Vers 1185, un nouveau chœur, remplace un chœur roman primitif. Le choix est audacieux car les bâtisseurs ont peu d'expérience de cette technique nouvelle. Ils avaient pourtant utilisé la voûte d'arête sur le vaisseau central alors qu'on la réservait généralement aux bas-côtés, plus étroits. Ils purent ainsi, en allégeant un peu les murs de chaque travée, ouvrir des fenêtres plus grandes que dans la plupart des églises romanes. Pour gérer l'énorme poids d'une voûte de pierre, on avait eu l'idée de réunir les deux murs de la nef par des chaînes dont on voit encore les crochets pris dans la maçonnerie. Les arcs-boutants n'existaient pas encore. Le gothique, en dirigeant le poids de la voûte sur la croisée des ogives et la poussée des ogives sur les piliers, apporta la solution. N'ayant plus de fonction de soutien, les murs s'ouvrirent et s'allégèrent. Ainsi, de la légère pénombre du narthex au chœur inondé de lumière, l'église est un "chemin de lumière". En juxtaposant les deux styles, les moines de Vézelay posaient sur la colline bourguignonne, leur foi en la lumière, l'avenir et la spiritualité.
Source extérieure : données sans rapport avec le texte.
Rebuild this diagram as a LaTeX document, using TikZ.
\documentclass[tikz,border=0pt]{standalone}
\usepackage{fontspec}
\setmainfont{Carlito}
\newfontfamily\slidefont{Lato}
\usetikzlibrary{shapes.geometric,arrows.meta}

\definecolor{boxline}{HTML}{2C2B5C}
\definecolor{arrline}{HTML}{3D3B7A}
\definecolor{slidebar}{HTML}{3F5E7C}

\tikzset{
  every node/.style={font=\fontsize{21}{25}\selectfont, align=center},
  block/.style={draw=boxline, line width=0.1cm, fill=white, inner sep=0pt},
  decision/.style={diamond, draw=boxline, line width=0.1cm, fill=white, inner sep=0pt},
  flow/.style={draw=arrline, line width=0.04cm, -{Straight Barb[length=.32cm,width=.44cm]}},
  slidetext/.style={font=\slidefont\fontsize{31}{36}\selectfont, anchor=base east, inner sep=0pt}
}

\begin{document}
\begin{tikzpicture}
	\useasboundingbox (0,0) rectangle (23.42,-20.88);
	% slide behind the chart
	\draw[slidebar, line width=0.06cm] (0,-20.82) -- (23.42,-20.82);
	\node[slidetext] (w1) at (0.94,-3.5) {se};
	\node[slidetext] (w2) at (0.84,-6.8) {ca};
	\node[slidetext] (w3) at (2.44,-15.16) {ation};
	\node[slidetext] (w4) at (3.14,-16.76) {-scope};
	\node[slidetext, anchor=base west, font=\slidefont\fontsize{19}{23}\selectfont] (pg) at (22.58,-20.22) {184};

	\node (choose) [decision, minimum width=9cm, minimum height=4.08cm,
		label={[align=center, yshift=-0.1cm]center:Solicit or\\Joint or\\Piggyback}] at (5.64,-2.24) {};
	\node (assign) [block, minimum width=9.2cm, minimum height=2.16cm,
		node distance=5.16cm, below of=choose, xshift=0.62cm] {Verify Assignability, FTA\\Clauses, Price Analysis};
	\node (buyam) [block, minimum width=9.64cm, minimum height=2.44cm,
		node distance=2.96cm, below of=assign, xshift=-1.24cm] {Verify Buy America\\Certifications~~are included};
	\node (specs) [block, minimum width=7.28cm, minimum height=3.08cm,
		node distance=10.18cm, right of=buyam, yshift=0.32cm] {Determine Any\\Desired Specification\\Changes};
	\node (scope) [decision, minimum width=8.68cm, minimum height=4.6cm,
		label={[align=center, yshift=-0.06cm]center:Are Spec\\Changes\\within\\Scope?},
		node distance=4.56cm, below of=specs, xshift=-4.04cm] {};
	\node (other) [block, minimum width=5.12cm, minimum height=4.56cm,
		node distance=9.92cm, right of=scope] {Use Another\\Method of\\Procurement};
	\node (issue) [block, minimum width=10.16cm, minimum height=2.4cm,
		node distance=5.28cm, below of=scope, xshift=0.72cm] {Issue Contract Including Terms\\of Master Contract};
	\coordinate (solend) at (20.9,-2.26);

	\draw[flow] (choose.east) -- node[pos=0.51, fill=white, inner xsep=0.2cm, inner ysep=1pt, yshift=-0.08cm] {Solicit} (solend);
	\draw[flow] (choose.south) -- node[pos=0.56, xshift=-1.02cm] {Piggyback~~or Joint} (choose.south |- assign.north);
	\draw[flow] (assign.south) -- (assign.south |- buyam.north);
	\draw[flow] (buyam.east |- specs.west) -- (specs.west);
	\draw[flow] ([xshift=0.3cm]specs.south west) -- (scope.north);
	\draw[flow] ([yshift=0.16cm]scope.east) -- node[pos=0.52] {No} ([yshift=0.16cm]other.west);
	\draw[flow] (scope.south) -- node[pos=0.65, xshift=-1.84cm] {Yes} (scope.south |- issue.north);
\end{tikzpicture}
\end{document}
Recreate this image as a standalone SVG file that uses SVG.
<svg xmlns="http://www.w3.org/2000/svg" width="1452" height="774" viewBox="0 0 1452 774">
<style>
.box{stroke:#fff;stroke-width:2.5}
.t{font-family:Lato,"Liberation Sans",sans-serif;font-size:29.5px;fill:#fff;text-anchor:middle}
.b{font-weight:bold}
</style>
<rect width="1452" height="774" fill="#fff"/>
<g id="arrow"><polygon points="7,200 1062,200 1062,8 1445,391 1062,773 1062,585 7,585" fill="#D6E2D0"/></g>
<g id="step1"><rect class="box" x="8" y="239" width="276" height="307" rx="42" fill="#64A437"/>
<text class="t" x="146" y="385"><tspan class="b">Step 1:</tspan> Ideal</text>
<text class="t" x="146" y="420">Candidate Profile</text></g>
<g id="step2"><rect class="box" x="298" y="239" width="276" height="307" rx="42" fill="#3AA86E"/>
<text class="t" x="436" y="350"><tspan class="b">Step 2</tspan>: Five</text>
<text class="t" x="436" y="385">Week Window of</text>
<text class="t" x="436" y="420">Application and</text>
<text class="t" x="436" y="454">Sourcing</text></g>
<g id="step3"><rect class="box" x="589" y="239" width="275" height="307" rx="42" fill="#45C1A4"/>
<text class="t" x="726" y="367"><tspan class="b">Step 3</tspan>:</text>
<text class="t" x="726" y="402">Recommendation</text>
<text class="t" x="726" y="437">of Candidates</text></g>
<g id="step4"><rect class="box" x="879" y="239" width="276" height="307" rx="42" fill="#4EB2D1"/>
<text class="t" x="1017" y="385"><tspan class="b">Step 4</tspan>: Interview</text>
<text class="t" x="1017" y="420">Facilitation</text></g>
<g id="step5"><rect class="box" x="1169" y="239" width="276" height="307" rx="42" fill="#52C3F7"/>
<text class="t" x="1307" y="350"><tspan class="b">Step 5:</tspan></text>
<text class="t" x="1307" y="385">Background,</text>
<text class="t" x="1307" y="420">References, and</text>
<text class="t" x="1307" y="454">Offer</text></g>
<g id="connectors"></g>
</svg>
Les piliers de la nef comme ceux du narthex sont ornés de chapiteaux différents (le "Moulin mystique" résume toute la Bible !). Remarquables aussi sont les tympans du narthex que domine le Christ en gloire du portail central.
Les Croisades
La IIème Croisade fut provoquée par la chute d'Édesse en 1145. Prêchée le 31 mars 1146 à Vézelay par Bernard de Clairvaux, elle fut conduite en décembre 1146 par Louis VII (et Aliénor) et Conrad III. Manuel 1er Comnène ayant refusé son aide aux Croisés, la traversée du sultanat de Roum fut difficile. Arrivés en Terre Sainte, certains croisés repartirent aussitôt pour l'Europe, tandis que les deux souverains se laissaient entraîner dans une expédition inutile contre Damas. La seconde croisade s'acheva en 1149 sans aucun résultat.
La IIIème Croisade fut provoquée par la chute de Jérusalem en 1187. Dès 1188, l'empereur Frédéric 1er Barberousse prit la route à la tête d'une puissante armée (au moins 20 000 chevaliers). Mais après sa victoire sur les Turcs à Iconium en mai 1190, Frédéric se noya en traversant le Selef. L'armée se dispersa et quelques centaines de chevaliers seulement participèrent avec Frédéric de Souabe au siège d'Acre.
Ce n'est qu'en 1190 que Philippe Auguste et Richard Cœur de Lion quittèrent Vézelay et hivernèrent en Sicile. L'arrivée de Philippe puis de Richard, fit aboutir le siège d'Acre qui durait depuis deux ans. La ville se rendit le 12 juillet 1191. Philippe Auguste regagna la France et Richard resta seul chef de la croisade.